_Data section:_
= = = = =

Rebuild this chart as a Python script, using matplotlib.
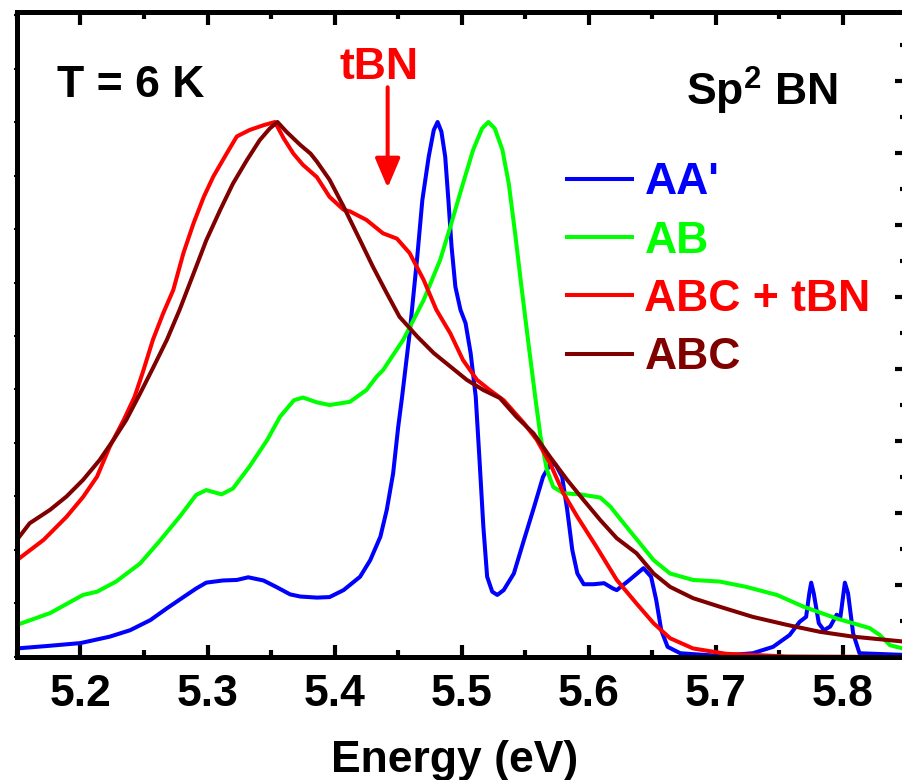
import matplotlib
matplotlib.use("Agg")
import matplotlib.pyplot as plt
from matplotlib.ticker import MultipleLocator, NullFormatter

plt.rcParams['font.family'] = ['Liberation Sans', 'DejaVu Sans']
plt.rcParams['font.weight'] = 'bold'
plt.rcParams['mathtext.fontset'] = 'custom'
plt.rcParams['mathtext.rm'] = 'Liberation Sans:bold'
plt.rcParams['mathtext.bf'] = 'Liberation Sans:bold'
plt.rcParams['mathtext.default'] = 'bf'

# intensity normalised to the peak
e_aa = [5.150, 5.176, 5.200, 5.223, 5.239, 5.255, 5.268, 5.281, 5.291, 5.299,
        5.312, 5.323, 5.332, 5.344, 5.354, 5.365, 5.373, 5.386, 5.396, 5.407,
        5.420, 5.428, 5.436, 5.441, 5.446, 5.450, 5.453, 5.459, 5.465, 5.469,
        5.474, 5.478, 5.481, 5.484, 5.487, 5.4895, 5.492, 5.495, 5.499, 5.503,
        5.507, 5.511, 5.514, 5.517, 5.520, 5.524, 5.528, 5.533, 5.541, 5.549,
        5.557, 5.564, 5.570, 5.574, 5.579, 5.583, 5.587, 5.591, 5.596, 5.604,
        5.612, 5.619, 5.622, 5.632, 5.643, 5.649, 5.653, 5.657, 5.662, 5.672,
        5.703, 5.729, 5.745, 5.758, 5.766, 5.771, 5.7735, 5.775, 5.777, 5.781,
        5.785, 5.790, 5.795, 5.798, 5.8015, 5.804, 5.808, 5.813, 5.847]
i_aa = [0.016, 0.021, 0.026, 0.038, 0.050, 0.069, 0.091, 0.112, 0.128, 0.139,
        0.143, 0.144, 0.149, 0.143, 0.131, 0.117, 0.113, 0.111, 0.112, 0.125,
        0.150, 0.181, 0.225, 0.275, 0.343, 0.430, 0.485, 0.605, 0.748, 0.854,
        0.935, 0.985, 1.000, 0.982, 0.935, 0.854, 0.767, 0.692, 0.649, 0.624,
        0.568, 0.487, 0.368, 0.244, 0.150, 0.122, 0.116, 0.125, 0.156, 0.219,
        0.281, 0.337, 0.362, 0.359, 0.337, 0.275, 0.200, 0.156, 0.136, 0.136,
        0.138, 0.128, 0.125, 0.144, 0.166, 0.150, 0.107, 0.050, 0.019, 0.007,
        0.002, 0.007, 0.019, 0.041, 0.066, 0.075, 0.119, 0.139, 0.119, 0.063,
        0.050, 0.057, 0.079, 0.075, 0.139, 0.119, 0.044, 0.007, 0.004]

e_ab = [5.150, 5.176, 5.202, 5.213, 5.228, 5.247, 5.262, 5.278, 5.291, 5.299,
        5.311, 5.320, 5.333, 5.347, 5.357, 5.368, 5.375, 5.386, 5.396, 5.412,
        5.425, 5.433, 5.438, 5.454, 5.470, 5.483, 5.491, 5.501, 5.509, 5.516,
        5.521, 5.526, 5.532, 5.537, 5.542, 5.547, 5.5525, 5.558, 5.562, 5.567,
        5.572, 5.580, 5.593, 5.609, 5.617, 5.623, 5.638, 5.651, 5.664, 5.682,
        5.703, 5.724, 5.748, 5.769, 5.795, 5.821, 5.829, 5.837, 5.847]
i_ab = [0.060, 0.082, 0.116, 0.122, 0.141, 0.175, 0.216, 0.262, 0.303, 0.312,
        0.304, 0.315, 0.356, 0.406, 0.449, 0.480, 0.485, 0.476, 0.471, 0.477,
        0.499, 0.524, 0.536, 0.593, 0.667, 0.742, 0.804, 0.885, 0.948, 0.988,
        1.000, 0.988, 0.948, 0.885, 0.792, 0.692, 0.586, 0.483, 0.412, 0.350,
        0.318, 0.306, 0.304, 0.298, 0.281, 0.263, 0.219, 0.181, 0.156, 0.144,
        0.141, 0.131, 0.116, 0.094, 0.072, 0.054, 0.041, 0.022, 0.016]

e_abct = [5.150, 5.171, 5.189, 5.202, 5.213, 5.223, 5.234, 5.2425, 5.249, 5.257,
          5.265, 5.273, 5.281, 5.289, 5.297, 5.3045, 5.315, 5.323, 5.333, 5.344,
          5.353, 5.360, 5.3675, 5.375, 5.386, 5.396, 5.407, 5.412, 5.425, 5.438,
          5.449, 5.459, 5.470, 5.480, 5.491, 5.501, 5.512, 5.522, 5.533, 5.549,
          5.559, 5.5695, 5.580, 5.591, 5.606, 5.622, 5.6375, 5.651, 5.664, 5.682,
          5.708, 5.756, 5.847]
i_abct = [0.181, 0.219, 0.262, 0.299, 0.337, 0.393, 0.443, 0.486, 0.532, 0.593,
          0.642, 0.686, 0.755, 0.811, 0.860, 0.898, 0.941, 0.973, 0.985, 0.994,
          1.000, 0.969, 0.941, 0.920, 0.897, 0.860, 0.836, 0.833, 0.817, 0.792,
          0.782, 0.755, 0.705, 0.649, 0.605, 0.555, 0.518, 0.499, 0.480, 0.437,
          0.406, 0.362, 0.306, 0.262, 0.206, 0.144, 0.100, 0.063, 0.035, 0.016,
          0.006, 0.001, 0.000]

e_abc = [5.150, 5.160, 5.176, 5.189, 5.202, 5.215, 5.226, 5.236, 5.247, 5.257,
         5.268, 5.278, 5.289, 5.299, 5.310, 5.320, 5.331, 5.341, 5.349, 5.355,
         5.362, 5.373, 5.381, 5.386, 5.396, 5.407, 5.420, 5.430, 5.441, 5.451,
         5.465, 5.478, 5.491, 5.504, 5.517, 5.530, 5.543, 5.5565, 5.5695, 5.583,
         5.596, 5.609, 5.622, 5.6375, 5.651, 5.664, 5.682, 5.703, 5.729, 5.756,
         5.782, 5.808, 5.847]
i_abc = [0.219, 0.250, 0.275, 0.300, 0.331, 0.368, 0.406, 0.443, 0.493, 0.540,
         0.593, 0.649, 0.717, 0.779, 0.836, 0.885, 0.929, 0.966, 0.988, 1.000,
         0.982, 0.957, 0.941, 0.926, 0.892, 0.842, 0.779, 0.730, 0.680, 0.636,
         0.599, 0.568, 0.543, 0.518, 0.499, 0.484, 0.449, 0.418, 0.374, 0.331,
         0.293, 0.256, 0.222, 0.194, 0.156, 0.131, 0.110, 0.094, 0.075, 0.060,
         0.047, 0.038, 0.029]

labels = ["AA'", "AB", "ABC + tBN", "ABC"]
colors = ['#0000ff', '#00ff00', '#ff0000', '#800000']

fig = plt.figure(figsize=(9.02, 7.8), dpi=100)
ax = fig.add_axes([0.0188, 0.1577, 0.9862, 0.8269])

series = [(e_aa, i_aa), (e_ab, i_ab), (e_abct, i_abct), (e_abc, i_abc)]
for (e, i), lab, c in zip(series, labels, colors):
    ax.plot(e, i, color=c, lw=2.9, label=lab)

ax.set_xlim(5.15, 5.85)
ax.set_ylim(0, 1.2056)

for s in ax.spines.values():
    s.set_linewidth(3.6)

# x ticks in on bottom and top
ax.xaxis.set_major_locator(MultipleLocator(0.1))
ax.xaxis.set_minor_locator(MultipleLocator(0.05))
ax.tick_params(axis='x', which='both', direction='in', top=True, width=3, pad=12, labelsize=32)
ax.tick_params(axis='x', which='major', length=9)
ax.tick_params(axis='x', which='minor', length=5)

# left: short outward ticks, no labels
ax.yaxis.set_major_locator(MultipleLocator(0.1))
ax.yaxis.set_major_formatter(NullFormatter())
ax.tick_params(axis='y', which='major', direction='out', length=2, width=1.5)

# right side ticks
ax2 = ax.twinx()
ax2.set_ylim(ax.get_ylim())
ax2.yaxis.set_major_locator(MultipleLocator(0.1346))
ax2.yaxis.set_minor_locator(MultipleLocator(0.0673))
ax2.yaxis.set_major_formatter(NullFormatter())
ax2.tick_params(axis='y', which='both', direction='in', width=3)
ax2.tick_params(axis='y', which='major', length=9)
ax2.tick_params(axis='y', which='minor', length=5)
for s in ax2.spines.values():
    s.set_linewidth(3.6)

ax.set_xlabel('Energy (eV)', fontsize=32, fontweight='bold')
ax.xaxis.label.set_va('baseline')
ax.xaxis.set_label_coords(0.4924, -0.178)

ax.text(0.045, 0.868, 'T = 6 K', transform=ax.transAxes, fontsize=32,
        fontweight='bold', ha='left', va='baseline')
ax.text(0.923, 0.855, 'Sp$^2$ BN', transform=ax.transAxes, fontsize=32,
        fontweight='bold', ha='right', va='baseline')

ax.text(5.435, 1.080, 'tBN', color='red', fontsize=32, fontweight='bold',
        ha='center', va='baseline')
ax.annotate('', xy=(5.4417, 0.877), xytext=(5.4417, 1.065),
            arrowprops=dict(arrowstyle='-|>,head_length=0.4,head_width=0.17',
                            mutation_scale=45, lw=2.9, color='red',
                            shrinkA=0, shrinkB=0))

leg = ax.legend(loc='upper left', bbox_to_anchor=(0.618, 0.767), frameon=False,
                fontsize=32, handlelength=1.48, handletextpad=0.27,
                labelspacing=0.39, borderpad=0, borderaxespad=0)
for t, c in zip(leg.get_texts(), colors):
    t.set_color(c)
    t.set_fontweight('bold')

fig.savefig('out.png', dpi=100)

= = = = =

_Aim of the task:_
Write out nothing but the lines from the start of the data through the line with "0.050, 0.057, 0.079, 0.075, 0.139, 0.119, 0.044, 0.007, 0.004]". Leave out the pictures.

_Full answer:_
Rebuild this chart as a Python script, using matplotlib.
import matplotlib
matplotlib.use("Agg")
import matplotlib.pyplot as plt
from matplotlib.ticker import MultipleLocator, NullFormatter

plt.rcParams['font.family'] = ['Liberation Sans', 'DejaVu Sans']
plt.rcParams['font.weight'] = 'bold'
plt.rcParams['mathtext.fontset'] = 'custom'
plt.rcParams['mathtext.rm'] = 'Liberation Sans:bold'
plt.rcParams['mathtext.bf'] = 'Liberation Sans:bold'
plt.rcParams['mathtext.default'] = 'bf'

# intensity normalised to the peak
e_aa = [5.150, 5.176, 5.200, 5.223, 5.239, 5.255, 5.268, 5.281, 5.291, 5.299,
        5.312, 5.323, 5.332, 5.344, 5.354, 5.365, 5.373, 5.386, 5.396, 5.407,
        5.420, 5.428, 5.436, 5.441, 5.446, 5.450, 5.453, 5.459, 5.465, 5.469,
        5.474, 5.478, 5.481, 5.484, 5.487, 5.4895, 5.492, 5.495, 5.499, 5.503,
        5.507, 5.511, 5.514, 5.517, 5.520, 5.524, 5.528, 5.533, 5.541, 5.549,
        5.557, 5.564, 5.570, 5.574, 5.579, 5.583, 5.587, 5.591, 5.596, 5.604,
        5.612, 5.619, 5.622, 5.632, 5.643, 5.649, 5.653, 5.657, 5.662, 5.672,
        5.703, 5.729, 5.745, 5.758, 5.766, 5.771, 5.7735, 5.775, 5.777, 5.781,
        5.785, 5.790, 5.795, 5.798, 5.8015, 5.804, 5.808, 5.813, 5.847]
i_aa = [0.016, 0.021, 0.026, 0.038, 0.050, 0.069, 0.091, 0.112, 0.128, 0.139,
        0.143, 0.144, 0.149, 0.143, 0.131, 0.117, 0.113, 0.111, 0.112, 0.125,
        0.150, 0.181, 0.225, 0.275, 0.343, 0.430, 0.485, 0.605, 0.748, 0.854,
        0.935, 0.985, 1.000, 0.982, 0.935, 0.854, 0.767, 0.692, 0.649, 0.624,
        0.568, 0.487, 0.368, 0.244, 0.150, 0.122, 0.116, 0.125, 0.156, 0.219,
        0.281, 0.337, 0.362, 0.359, 0.337, 0.275, 0.200, 0.156, 0.136, 0.136,
        0.138, 0.128, 0.125, 0.144, 0.166, 0.150, 0.107, 0.050, 0.019, 0.007,
        0.002, 0.007, 0.019, 0.041, 0.066, 0.075, 0.119, 0.139, 0.119, 0.063,
        0.050, 0.057, 0.079, 0.075, 0.139, 0.119, 0.044, 0.007, 0.004]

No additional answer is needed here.